[Python-ideas] adding dictionaries

Andrew Barnert abarnert at yahoo.com
Tue Jul 29 04:09:31 CEST 2014


On Jul 28, 2014, at 16:45, Alexander Heger <python at 2sn.net> wrote:

> The discussion seems to go such that because people can't agree
> whether the first or second occurrence of keys takes precedence, or
> what operator to use (already decided by the design of Counter) it is
> not done at all.  

Well, yeah, that happens a lot. An good idea that can't be turned into a concrete design that fits the language and makes everyone happy doesn't get added, unless it's so ridiculously compelling that nobody can imagine living without it.

But that's not necessarily a bad thing--it's why Python is a relatively small and highly consistent language, which I think is a big part of why Python is so readable and teachable.

Anyway, I think you're on to something with your idea of adding an updated or union or whatever function/method whose semantics are obvious, and then mapping the operators to that method and update. I can definitely buy that a.updated(b) or union(a, b) favors values from b for exactly the same reason a.update(b) does (although as I mentioned I have other problems with a union function).

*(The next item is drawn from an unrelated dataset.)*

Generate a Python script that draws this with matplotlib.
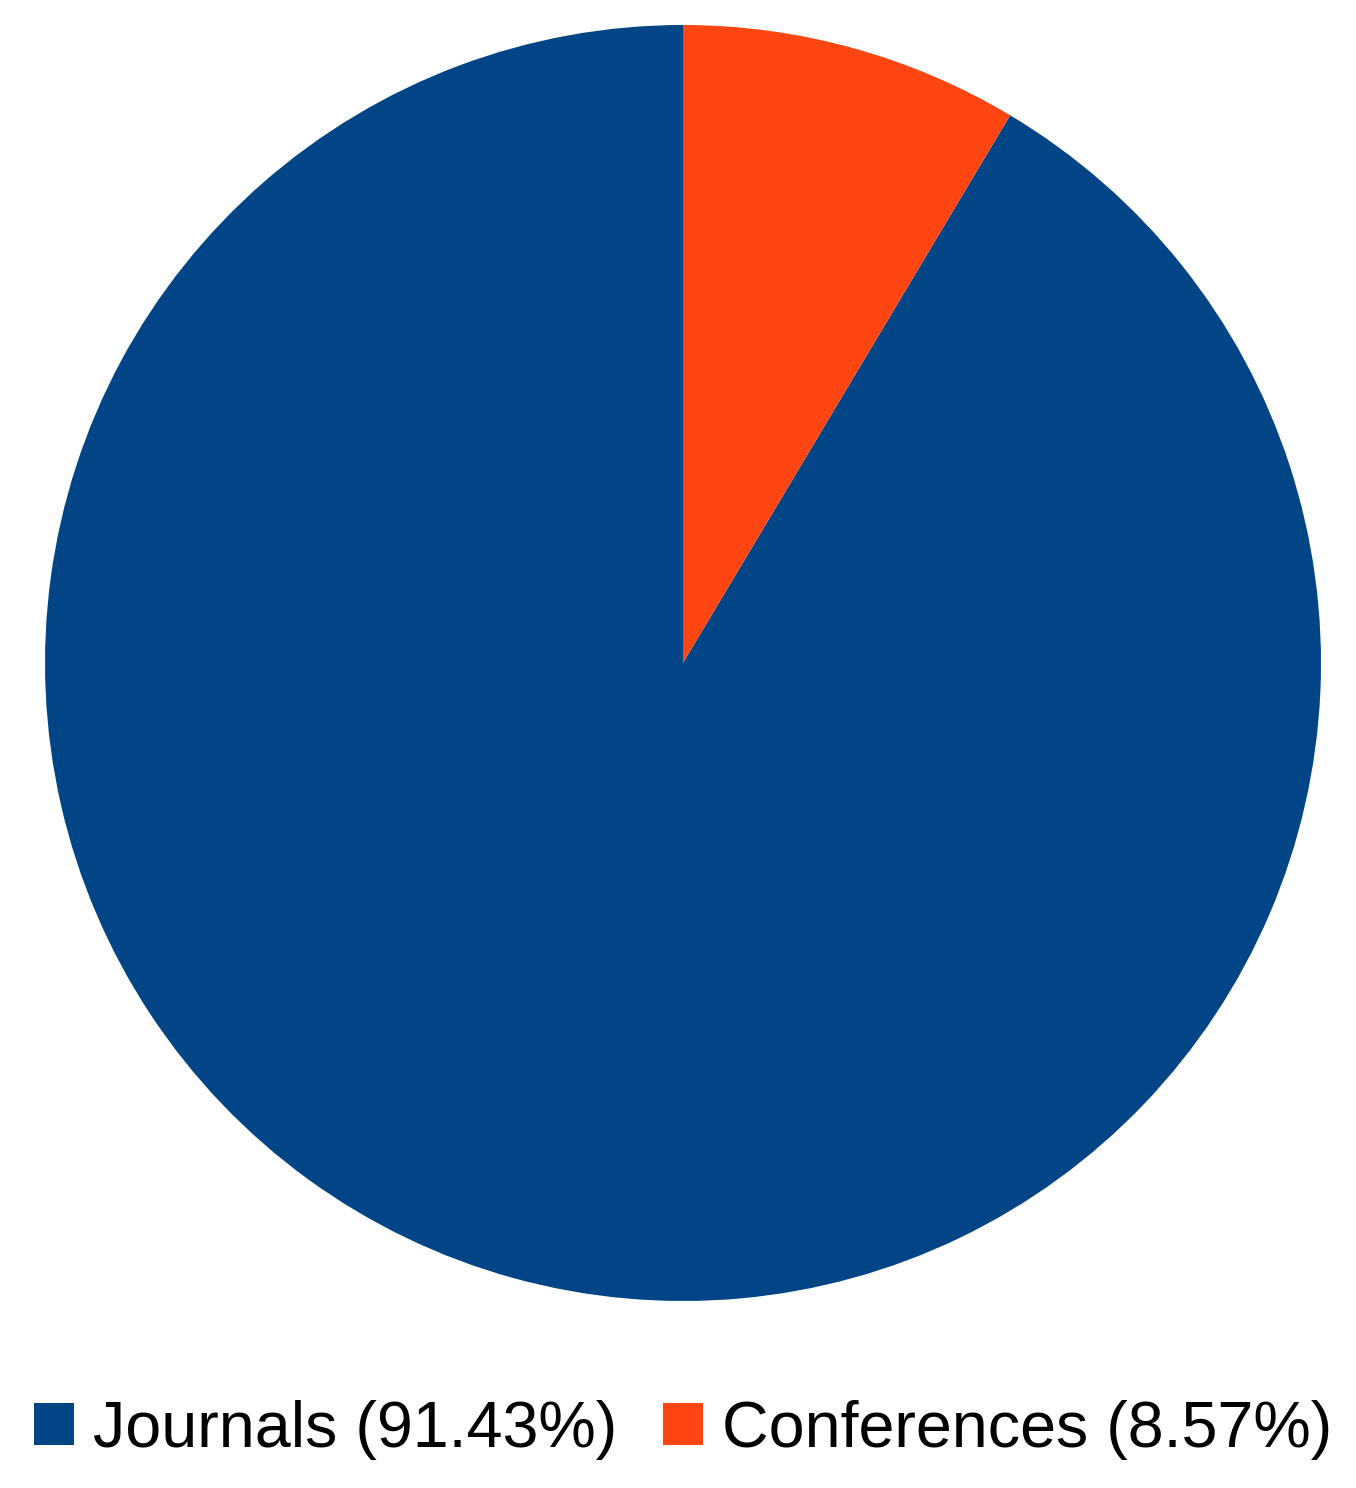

Meanwhile, if you have use cases for which ChainMap is not appropriate, you might want to write a dict subclass that you can use in your code or in teaching students or whatever, so you can amass some concrete use cases and show how much cleaner it is than the existing alternatives.

> To be fair, I am not a core Python programmer and am
> asking others to implement this - or maybe even agree it would be
> useful -, maybe pushing too much where just an idea should be floated.

If it helps, if you can get everyone to agree on this, except that none of the core devs wants to do the work, I'll volunteer to write the C code (after I finish my io patch and my abc patch...), so you only have to add the test cases (which are easy Python code; the only hard part is deciding what to test) and the docs.